Exercise details: Repeat the listing word for word. No pictures belong in the copy.
** START Material provided **
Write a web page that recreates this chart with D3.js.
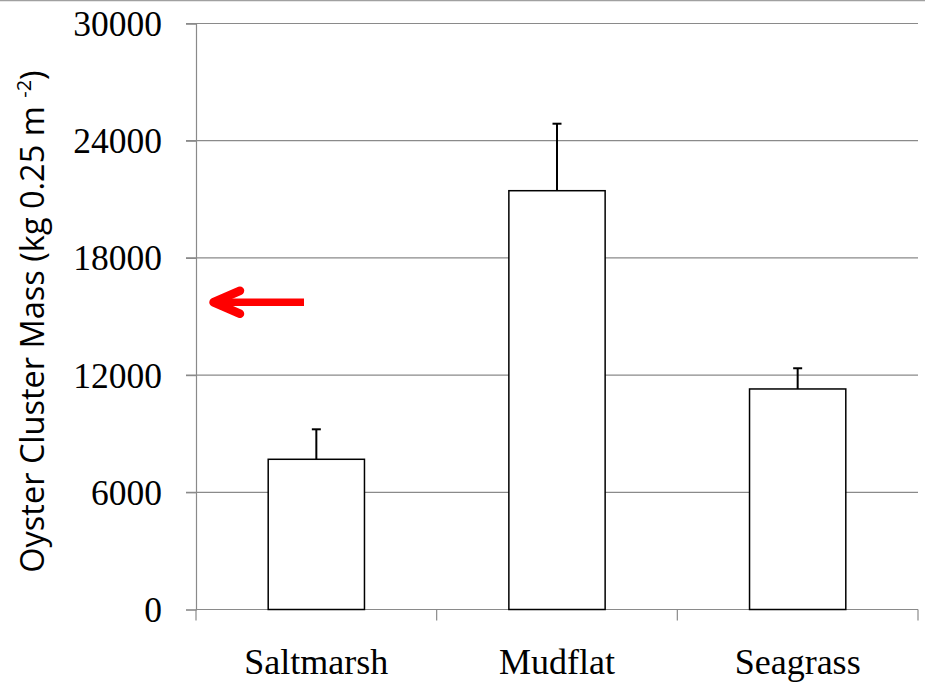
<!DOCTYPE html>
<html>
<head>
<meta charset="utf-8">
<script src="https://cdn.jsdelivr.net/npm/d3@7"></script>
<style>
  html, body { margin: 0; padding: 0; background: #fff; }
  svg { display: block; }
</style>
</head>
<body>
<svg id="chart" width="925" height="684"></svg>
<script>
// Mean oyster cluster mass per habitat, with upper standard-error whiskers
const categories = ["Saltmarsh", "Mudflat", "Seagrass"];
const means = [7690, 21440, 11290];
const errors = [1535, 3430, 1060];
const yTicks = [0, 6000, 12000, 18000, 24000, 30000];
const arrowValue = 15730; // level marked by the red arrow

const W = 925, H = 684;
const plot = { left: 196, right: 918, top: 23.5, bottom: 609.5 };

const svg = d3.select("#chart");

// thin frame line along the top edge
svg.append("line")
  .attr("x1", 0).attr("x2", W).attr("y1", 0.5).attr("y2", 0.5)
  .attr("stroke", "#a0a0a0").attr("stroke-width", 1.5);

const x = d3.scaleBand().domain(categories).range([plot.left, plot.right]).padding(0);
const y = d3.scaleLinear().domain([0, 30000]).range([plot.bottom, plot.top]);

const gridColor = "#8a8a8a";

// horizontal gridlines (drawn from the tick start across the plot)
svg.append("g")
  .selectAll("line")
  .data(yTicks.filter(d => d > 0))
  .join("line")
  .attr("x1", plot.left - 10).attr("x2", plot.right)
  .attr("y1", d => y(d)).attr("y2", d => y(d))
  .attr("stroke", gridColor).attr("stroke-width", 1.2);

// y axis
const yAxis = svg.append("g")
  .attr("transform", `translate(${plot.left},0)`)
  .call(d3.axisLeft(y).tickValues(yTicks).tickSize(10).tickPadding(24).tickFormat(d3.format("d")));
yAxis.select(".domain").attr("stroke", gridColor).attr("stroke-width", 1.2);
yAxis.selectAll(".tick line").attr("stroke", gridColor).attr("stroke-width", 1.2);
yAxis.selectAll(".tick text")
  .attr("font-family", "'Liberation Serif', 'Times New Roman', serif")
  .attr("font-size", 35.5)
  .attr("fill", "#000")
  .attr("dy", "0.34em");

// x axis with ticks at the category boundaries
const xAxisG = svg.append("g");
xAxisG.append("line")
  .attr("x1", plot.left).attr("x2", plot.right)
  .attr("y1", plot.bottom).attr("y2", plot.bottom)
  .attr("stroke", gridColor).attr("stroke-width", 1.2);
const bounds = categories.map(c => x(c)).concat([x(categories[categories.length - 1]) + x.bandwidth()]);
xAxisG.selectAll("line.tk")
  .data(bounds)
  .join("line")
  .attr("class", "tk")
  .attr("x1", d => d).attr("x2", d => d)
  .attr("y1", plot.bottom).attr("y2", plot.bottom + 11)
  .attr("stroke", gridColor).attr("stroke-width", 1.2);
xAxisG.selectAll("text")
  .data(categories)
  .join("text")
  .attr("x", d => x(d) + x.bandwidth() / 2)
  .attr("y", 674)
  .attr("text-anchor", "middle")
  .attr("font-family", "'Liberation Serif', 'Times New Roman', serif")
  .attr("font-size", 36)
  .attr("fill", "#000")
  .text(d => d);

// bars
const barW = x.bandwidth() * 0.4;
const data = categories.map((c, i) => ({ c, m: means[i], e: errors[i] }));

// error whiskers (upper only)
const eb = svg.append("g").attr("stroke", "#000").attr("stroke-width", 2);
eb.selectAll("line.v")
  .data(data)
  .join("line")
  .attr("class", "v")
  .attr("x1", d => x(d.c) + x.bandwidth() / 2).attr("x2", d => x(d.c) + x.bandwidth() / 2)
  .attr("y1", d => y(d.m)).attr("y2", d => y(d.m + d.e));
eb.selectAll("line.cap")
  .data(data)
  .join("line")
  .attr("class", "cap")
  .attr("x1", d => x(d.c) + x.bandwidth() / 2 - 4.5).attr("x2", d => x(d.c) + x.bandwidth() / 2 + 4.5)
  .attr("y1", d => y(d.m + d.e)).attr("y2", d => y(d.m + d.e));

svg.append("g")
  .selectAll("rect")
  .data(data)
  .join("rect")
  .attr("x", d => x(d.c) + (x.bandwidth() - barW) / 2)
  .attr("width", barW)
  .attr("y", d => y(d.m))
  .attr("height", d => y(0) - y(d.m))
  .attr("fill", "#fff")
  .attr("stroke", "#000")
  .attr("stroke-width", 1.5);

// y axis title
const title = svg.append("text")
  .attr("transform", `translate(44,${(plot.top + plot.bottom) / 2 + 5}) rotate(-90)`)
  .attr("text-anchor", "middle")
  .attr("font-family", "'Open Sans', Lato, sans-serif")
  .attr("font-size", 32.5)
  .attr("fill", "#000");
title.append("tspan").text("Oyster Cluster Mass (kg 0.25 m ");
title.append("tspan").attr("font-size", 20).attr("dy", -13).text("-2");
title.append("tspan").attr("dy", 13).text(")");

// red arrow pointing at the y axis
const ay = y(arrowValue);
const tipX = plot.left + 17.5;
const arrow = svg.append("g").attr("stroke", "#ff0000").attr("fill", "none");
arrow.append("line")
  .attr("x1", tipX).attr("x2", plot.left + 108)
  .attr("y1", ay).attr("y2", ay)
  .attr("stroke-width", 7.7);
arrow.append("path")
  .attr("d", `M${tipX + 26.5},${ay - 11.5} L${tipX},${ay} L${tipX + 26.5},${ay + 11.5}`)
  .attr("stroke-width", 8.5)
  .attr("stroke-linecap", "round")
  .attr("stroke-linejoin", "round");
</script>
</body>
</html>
** END Material provided **
Solution to this problem:
Write a web page that recreates this chart with D3.js.
<!DOCTYPE html>
<html>
<head>
<meta charset="utf-8">
<script src="https://cdn.jsdelivr.net/npm/d3@7"></script>
<style>
  html, body { margin: 0; padding: 0; background: #fff; }
  svg { display: block; }
</style>
</head>
<body>
<svg id="chart" width="925" height="684"></svg>
<script>
// Mean oyster cluster mass per habitat, with upper standard-error whiskers
const categories = ["Saltmarsh", "Mudflat", "Seagrass"];
const means = [7690, 21440, 11290];
const errors = [1535, 3430, 1060];
const yTicks = [0, 6000, 12000, 18000, 24000, 30000];
const arrowValue = 15730; // level marked by the red arrow

const W = 925, H = 684;
const plot = { left: 196, right: 918, top: 23.5, bottom: 609.5 };

const svg = d3.select("#chart");

// thin frame line along the top edge
svg.append("line")
  .attr("x1", 0).attr("x2", W).attr("y1", 0.5).attr("y2", 0.5)
  .attr("stroke", "#a0a0a0").attr("stroke-width", 1.5);

const x = d3.scaleBand().domain(categories).range([plot.left, plot.right]).padding(0);
const y = d3.scaleLinear().domain([0, 30000]).range([plot.bottom, plot.top]);

const gridColor = "#8a8a8a";

// horizontal gridlines (drawn from the tick start across the plot)
svg.append("g")
  .selectAll("line")
  .data(yTicks.filter(d => d > 0))
  .join("line")
  .attr("x1", plot.left - 10).attr("x2", plot.right)
  .attr("y1", d => y(d)).attr("y2", d => y(d))
  .attr("stroke", gridColor).attr("stroke-width", 1.2);

// y axis
const yAxis = svg.append("g")
  .attr("transform", `translate(${plot.left},0)`)
  .call(d3.axisLeft(y).tickValues(yTicks).tickSize(10).tickPadding(24).tickFormat(d3.format("d")));
yAxis.select(".domain").attr("stroke", gridColor).attr("stroke-width", 1.2);
yAxis.selectAll(".tick line").attr("stroke", gridColor).attr("stroke-width", 1.2);
yAxis.selectAll(".tick text")
  .attr("font-family", "'Liberation Serif', 'Times New Roman', serif")
  .attr("font-size", 35.5)
  .attr("fill", "#000")
  .attr("dy", "0.34em");

// x axis with ticks at the category boundaries
const xAxisG = svg.append("g");
xAxisG.append("line")
  .attr("x1", plot.left).attr("x2", plot.right)
  .attr("y1", plot.bottom).attr("y2", plot.bottom)
  .attr("stroke", gridColor).attr("stroke-width", 1.2);
const bounds = categories.map(c => x(c)).concat([x(categories[categories.length - 1]) + x.bandwidth()]);
xAxisG.selectAll("line.tk")
  .data(bounds)
  .join("line")
  .attr("class", "tk")
  .attr("x1", d => d).attr("x2", d => d)
  .attr("y1", plot.bottom).attr("y2", plot.bottom + 11)
  .attr("stroke", gridColor).attr("stroke-width", 1.2);
xAxisG.selectAll("text")
  .data(categories)
  .join("text")
  .attr("x", d => x(d) + x.bandwidth() / 2)
  .attr("y", 674)
  .attr("text-anchor", "middle")
  .attr("font-family", "'Liberation Serif', 'Times New Roman', serif")
  .attr("font-size", 36)
  .attr("fill", "#000")
  .text(d => d);

// bars
const barW = x.bandwidth() * 0.4;
const data = categories.map((c, i) => ({ c, m: means[i], e: errors[i] }));

// error whiskers (upper only)
const eb = svg.append("g").attr("stroke", "#000").attr("stroke-width", 2);
eb.selectAll("line.v")
  .data(data)
  .join("line")
  .attr("class", "v")
  .attr("x1", d => x(d.c) + x.bandwidth() / 2).attr("x2", d => x(d.c) + x.bandwidth() / 2)
  .attr("y1", d => y(d.m)).attr("y2", d => y(d.m + d.e));
eb.selectAll("line.cap")
  .data(data)
  .join("line")
  .attr("class", "cap")
  .attr("x1", d => x(d.c) + x.bandwidth() / 2 - 4.5).attr("x2", d => x(d.c) + x.bandwidth() / 2 + 4.5)
  .attr("y1", d => y(d.m + d.e)).attr("y2", d => y(d.m + d.e));

svg.append("g")
  .selectAll("rect")
  .data(data)
  .join("rect")
  .attr("x", d => x(d.c) + (x.bandwidth() - barW) / 2)
  .attr("width", barW)
  .attr("y", d => y(d.m))
  .attr("height", d => y(0) - y(d.m))
  .attr("fill", "#fff")
  .attr("stroke", "#000")
  .attr("stroke-width", 1.5);

// y axis title
const title = svg.append("text")
  .attr("transform", `translate(44,${(plot.top + plot.bottom) / 2 + 5}) rotate(-90)`)
  .attr("text-anchor", "middle")
  .attr("font-family", "'Open Sans', Lato, sans-serif")
  .attr("font-size", 32.5)
  .attr("fill", "#000");
title.append("tspan").text("Oyster Cluster Mass (kg 0.25 m ");
title.append("tspan").attr("font-size", 20).attr("dy", -13).text("-2");
title.append("tspan").attr("dy", 13).text(")");

// red arrow pointing at the y axis
const ay = y(arrowValue);
const tipX = plot.left + 17.5;
const arrow = svg.append("g").attr("stroke", "#ff0000").attr("fill", "none");
arrow.append("line")
  .attr("x1", tipX).attr("x2", plot.left + 108)
  .attr("y1", ay).attr("y2", ay)
  .attr("stroke-width", 7.7);
arrow.append("path")
  .attr("d", `M${tipX + 26.5},${ay - 11.5} L${tipX},${ay} L${tipX + 26.5},${ay + 11.5}`)
  .attr("stroke-width", 8.5)
  .attr("stroke-linecap", "round")
  .attr("stroke-linejoin", "round");
</script>
</body>
</html>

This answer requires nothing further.